**Task objective**
Give back the full listing verbatim, apart from its images.

**Raw data**
*****

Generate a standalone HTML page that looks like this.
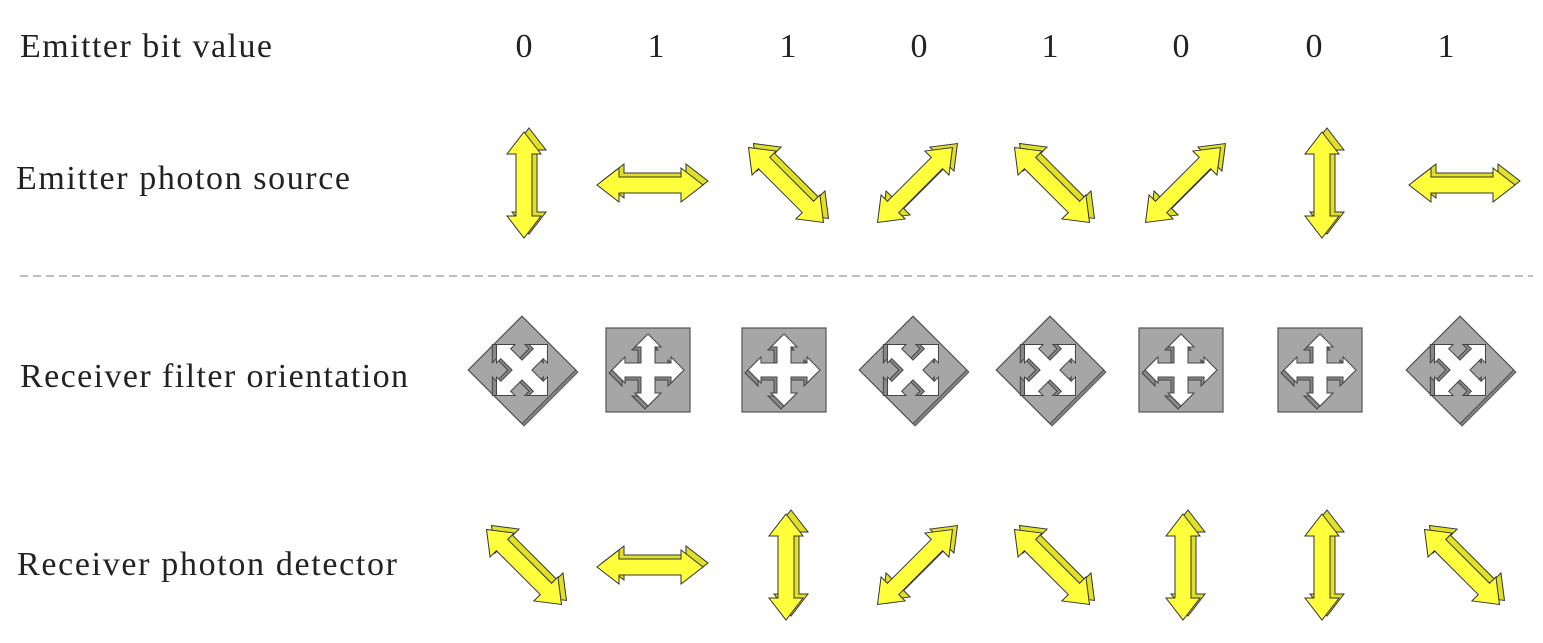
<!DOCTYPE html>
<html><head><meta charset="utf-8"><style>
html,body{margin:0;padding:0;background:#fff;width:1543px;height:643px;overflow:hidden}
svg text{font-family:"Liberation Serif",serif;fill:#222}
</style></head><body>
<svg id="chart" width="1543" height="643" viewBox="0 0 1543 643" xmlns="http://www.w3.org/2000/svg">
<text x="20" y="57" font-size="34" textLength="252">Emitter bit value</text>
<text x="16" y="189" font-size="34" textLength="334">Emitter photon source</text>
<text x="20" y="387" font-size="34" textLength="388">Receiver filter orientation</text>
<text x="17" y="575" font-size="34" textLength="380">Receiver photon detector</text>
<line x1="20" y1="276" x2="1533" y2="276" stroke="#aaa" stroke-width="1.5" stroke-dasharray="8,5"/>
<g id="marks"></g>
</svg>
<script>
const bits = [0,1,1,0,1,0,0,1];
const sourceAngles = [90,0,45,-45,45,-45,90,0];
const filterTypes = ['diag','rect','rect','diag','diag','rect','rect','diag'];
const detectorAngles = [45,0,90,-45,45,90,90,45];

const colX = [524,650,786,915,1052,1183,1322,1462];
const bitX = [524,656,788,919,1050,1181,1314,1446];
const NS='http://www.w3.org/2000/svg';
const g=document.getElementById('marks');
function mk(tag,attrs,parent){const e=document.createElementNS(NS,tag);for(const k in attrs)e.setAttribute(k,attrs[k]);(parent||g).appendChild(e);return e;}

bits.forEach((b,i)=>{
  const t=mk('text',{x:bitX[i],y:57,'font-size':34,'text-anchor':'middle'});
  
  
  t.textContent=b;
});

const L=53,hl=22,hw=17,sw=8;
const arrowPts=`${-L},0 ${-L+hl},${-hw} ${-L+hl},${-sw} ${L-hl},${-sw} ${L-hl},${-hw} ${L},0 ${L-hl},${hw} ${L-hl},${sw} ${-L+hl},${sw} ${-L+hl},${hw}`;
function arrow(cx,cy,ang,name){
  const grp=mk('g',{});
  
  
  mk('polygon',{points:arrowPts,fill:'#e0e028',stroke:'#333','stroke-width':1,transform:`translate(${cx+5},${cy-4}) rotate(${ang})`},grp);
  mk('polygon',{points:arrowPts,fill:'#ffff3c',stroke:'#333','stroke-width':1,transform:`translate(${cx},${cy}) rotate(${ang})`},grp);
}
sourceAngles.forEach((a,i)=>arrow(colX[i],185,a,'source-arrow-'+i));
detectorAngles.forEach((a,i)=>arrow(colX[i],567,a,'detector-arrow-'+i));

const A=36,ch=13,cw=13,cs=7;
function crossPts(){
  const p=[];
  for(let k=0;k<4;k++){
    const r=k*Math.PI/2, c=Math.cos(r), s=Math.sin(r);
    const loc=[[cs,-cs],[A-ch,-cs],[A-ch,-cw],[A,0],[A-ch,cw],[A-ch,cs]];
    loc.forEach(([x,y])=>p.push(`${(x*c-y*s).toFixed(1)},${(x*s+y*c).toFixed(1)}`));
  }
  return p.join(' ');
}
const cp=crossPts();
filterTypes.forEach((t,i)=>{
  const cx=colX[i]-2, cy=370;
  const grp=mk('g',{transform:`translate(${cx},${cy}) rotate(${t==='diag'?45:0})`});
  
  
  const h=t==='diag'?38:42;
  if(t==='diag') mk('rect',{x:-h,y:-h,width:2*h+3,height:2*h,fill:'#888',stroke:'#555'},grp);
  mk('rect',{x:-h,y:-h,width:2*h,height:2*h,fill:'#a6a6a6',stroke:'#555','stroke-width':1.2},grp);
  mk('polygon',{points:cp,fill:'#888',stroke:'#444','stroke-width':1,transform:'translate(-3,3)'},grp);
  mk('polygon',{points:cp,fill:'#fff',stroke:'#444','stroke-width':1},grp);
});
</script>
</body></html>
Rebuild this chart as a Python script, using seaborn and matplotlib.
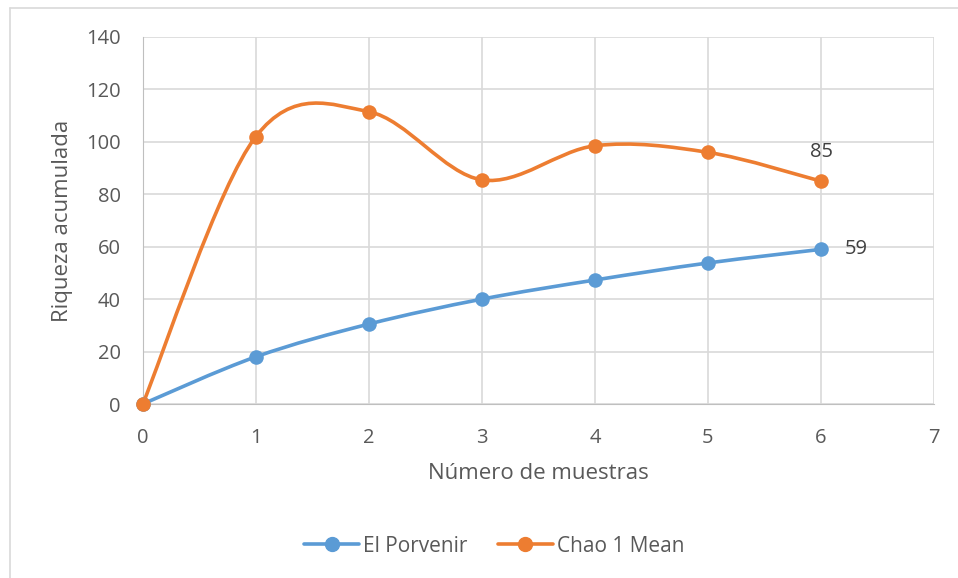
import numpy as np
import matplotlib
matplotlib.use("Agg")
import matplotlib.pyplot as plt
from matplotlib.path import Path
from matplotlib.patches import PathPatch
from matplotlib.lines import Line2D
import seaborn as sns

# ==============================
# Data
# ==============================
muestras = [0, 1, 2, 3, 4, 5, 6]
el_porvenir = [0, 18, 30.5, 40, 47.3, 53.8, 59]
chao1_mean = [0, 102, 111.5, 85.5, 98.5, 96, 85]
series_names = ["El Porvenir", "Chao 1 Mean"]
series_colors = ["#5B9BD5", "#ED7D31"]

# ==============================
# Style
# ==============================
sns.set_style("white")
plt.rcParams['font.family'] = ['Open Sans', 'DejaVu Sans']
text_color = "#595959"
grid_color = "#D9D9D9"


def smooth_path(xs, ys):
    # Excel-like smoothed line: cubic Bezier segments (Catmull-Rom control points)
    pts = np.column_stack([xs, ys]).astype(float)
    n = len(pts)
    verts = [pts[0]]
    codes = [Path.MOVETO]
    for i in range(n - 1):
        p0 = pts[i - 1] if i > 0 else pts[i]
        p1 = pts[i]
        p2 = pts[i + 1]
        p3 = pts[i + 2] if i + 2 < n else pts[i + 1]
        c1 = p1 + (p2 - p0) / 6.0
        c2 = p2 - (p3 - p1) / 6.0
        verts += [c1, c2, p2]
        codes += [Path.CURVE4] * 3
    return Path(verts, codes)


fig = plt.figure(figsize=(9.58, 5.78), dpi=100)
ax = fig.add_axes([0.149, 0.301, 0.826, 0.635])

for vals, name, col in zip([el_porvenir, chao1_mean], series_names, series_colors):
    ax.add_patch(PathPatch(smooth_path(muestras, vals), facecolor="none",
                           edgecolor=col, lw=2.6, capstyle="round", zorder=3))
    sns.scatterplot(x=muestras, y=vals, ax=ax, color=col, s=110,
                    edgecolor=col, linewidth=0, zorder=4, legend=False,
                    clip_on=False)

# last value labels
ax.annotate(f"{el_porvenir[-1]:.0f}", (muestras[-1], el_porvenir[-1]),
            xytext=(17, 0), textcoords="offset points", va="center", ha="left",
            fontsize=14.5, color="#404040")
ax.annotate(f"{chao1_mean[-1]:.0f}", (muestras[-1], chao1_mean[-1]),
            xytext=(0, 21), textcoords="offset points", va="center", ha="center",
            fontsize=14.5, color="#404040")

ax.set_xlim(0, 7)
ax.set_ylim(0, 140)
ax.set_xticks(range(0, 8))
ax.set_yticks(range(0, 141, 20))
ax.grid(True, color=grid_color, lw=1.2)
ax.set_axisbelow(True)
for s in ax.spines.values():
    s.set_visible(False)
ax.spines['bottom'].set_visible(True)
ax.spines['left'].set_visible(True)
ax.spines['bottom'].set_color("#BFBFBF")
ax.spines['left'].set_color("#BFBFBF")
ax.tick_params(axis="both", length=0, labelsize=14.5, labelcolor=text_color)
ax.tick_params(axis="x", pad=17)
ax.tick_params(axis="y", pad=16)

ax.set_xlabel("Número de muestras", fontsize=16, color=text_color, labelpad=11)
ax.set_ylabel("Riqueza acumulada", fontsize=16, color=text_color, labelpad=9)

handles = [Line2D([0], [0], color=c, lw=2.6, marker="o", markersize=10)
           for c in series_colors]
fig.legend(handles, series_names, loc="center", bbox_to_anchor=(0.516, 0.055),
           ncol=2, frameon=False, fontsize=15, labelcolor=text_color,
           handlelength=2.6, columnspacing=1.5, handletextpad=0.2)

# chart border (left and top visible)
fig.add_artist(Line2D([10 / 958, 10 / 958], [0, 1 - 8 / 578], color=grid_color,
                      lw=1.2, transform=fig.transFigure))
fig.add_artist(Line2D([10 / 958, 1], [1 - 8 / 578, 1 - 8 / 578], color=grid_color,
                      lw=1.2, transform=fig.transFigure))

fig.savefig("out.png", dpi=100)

*****

**Exercise solution**
Generate a standalone HTML page that looks like this.
<!DOCTYPE html>
<html><head><meta charset="utf-8"><style>
html,body{margin:0;padding:0;background:#fff;width:1543px;height:643px;overflow:hidden}
svg text{font-family:"Liberation Serif",serif;fill:#222}
</style></head><body>
<svg id="chart" width="1543" height="643" viewBox="0 0 1543 643" xmlns="http://www.w3.org/2000/svg">
<text x="20" y="57" font-size="34" textLength="252">Emitter bit value</text>
<text x="16" y="189" font-size="34" textLength="334">Emitter photon source</text>
<text x="20" y="387" font-size="34" textLength="388">Receiver filter orientation</text>
<text x="17" y="575" font-size="34" textLength="380">Receiver photon detector</text>
<line x1="20" y1="276" x2="1533" y2="276" stroke="#aaa" stroke-width="1.5" stroke-dasharray="8,5"/>
<g id="marks"></g>
</svg>
<script>
const bits = [0,1,1,0,1,0,0,1];
const sourceAngles = [90,0,45,-45,45,-45,90,0];
const filterTypes = ['diag','rect','rect','diag','diag','rect','rect','diag'];
const detectorAngles = [45,0,90,-45,45,90,90,45];

const colX = [524,650,786,915,1052,1183,1322,1462];
const bitX = [524,656,788,919,1050,1181,1314,1446];
const NS='http://www.w3.org/2000/svg';
const g=document.getElementById('marks');
function mk(tag,attrs,parent){const e=document.createElementNS(NS,tag);for(const k in attrs)e.setAttribute(k,attrs[k]);(parent||g).appendChild(e);return e;}

bits.forEach((b,i)=>{
  const t=mk('text',{x:bitX[i],y:57,'font-size':34,'text-anchor':'middle'});
  
  
  t.textContent=b;
});

const L=53,hl=22,hw=17,sw=8;
const arrowPts=`${-L},0 ${-L+hl},${-hw} ${-L+hl},${-sw} ${L-hl},${-sw} ${L-hl},${-hw} ${L},0 ${L-hl},${hw} ${L-hl},${sw} ${-L+hl},${sw} ${-L+hl},${hw}`;
function arrow(cx,cy,ang,name){
  const grp=mk('g',{});
  
  
  mk('polygon',{points:arrowPts,fill:'#e0e028',stroke:'#333','stroke-width':1,transform:`translate(${cx+5},${cy-4}) rotate(${ang})`},grp);
  mk('polygon',{points:arrowPts,fill:'#ffff3c',stroke:'#333','stroke-width':1,transform:`translate(${cx},${cy}) rotate(${ang})`},grp);
}
sourceAngles.forEach((a,i)=>arrow(colX[i],185,a,'source-arrow-'+i));
detectorAngles.forEach((a,i)=>arrow(colX[i],567,a,'detector-arrow-'+i));

const A=36,ch=13,cw=13,cs=7;
function crossPts(){
  const p=[];
  for(let k=0;k<4;k++){
    const r=k*Math.PI/2, c=Math.cos(r), s=Math.sin(r);
    const loc=[[cs,-cs],[A-ch,-cs],[A-ch,-cw],[A,0],[A-ch,cw],[A-ch,cs]];
    loc.forEach(([x,y])=>p.push(`${(x*c-y*s).toFixed(1)},${(x*s+y*c).toFixed(1)}`));
  }
  return p.join(' ');
}
const cp=crossPts();
filterTypes.forEach((t,i)=>{
  const cx=colX[i]-2, cy=370;
  const grp=mk('g',{transform:`translate(${cx},${cy}) rotate(${t==='diag'?45:0})`});
  
  
  const h=t==='diag'?38:42;
  if(t==='diag') mk('rect',{x:-h,y:-h,width:2*h+3,height:2*h,fill:'#888',stroke:'#555'},grp);
  mk('rect',{x:-h,y:-h,width:2*h,height:2*h,fill:'#a6a6a6',stroke:'#555','stroke-width':1.2},grp);
  mk('polygon',{points:cp,fill:'#888',stroke:'#444','stroke-width':1,transform:'translate(-3,3)'},grp);
  mk('polygon',{points:cp,fill:'#fff',stroke:'#444','stroke-width':1},grp);
});
</script>
</body></html>
Rebuild this chart as a Python script, using seaborn and matplotlib.
import numpy as np
import matplotlib
matplotlib.use("Agg")
import matplotlib.pyplot as plt
from matplotlib.path import Path
from matplotlib.patches import PathPatch
from matplotlib.lines import Line2D
import seaborn as sns

# ==============================
# Data
# ==============================
muestras = [0, 1, 2, 3, 4, 5, 6]
el_porvenir = [0, 18, 30.5, 40, 47.3, 53.8, 59]
chao1_mean = [0, 102, 111.5, 85.5, 98.5, 96, 85]
series_names = ["El Porvenir", "Chao 1 Mean"]
series_colors = ["#5B9BD5", "#ED7D31"]

# ==============================
# Style
# ==============================
sns.set_style("white")
plt.rcParams['font.family'] = ['Open Sans', 'DejaVu Sans']
text_color = "#595959"
grid_color = "#D9D9D9"


def smooth_path(xs, ys):
    # Excel-like smoothed line: cubic Bezier segments (Catmull-Rom control points)
    pts = np.column_stack([xs, ys]).astype(float)
    n = len(pts)
    verts = [pts[0]]
    codes = [Path.MOVETO]
    for i in range(n - 1):
        p0 = pts[i - 1] if i > 0 else pts[i]
        p1 = pts[i]
        p2 = pts[i + 1]
        p3 = pts[i + 2] if i + 2 < n else pts[i + 1]
        c1 = p1 + (p2 - p0) / 6.0
        c2 = p2 - (p3 - p1) / 6.0
        verts += [c1, c2, p2]
        codes += [Path.CURVE4] * 3
    return Path(verts, codes)


fig = plt.figure(figsize=(9.58, 5.78), dpi=100)
ax = fig.add_axes([0.149, 0.301, 0.826, 0.635])

for vals, name, col in zip([el_porvenir, chao1_mean], series_names, series_colors):
    ax.add_patch(PathPatch(smooth_path(muestras, vals), facecolor="none",
                           edgecolor=col, lw=2.6, capstyle="round", zorder=3))
    sns.scatterplot(x=muestras, y=vals, ax=ax, color=col, s=110,
                    edgecolor=col, linewidth=0, zorder=4, legend=False,
                    clip_on=False)

# last value labels
ax.annotate(f"{el_porvenir[-1]:.0f}", (muestras[-1], el_porvenir[-1]),
            xytext=(17, 0), textcoords="offset points", va="center", ha="left",
            fontsize=14.5, color="#404040")
ax.annotate(f"{chao1_mean[-1]:.0f}", (muestras[-1], chao1_mean[-1]),
            xytext=(0, 21), textcoords="offset points", va="center", ha="center",
            fontsize=14.5, color="#404040")

ax.set_xlim(0, 7)
ax.set_ylim(0, 140)
ax.set_xticks(range(0, 8))
ax.set_yticks(range(0, 141, 20))
ax.grid(True, color=grid_color, lw=1.2)
ax.set_axisbelow(True)
for s in ax.spines.values():
    s.set_visible(False)
ax.spines['bottom'].set_visible(True)
ax.spines['left'].set_visible(True)
ax.spines['bottom'].set_color("#BFBFBF")
ax.spines['left'].set_color("#BFBFBF")
ax.tick_params(axis="both", length=0, labelsize=14.5, labelcolor=text_color)
ax.tick_params(axis="x", pad=17)
ax.tick_params(axis="y", pad=16)

ax.set_xlabel("Número de muestras", fontsize=16, color=text_color, labelpad=11)
ax.set_ylabel("Riqueza acumulada", fontsize=16, color=text_color, labelpad=9)

handles = [Line2D([0], [0], color=c, lw=2.6, marker="o", markersize=10)
           for c in series_colors]
fig.legend(handles, series_names, loc="center", bbox_to_anchor=(0.516, 0.055),
           ncol=2, frameon=False, fontsize=15, labelcolor=text_color,
           handlelength=2.6, columnspacing=1.5, handletextpad=0.2)

# chart border (left and top visible)
fig.add_artist(Line2D([10 / 958, 10 / 958], [0, 1 - 8 / 578], color=grid_color,
                      lw=1.2, transform=fig.transFigure))
fig.add_artist(Line2D([10 / 958, 1], [1 - 8 / 578, 1 - 8 / 578], color=grid_color,
                      lw=1.2, transform=fig.transFigure))

fig.savefig("out.png", dpi=100)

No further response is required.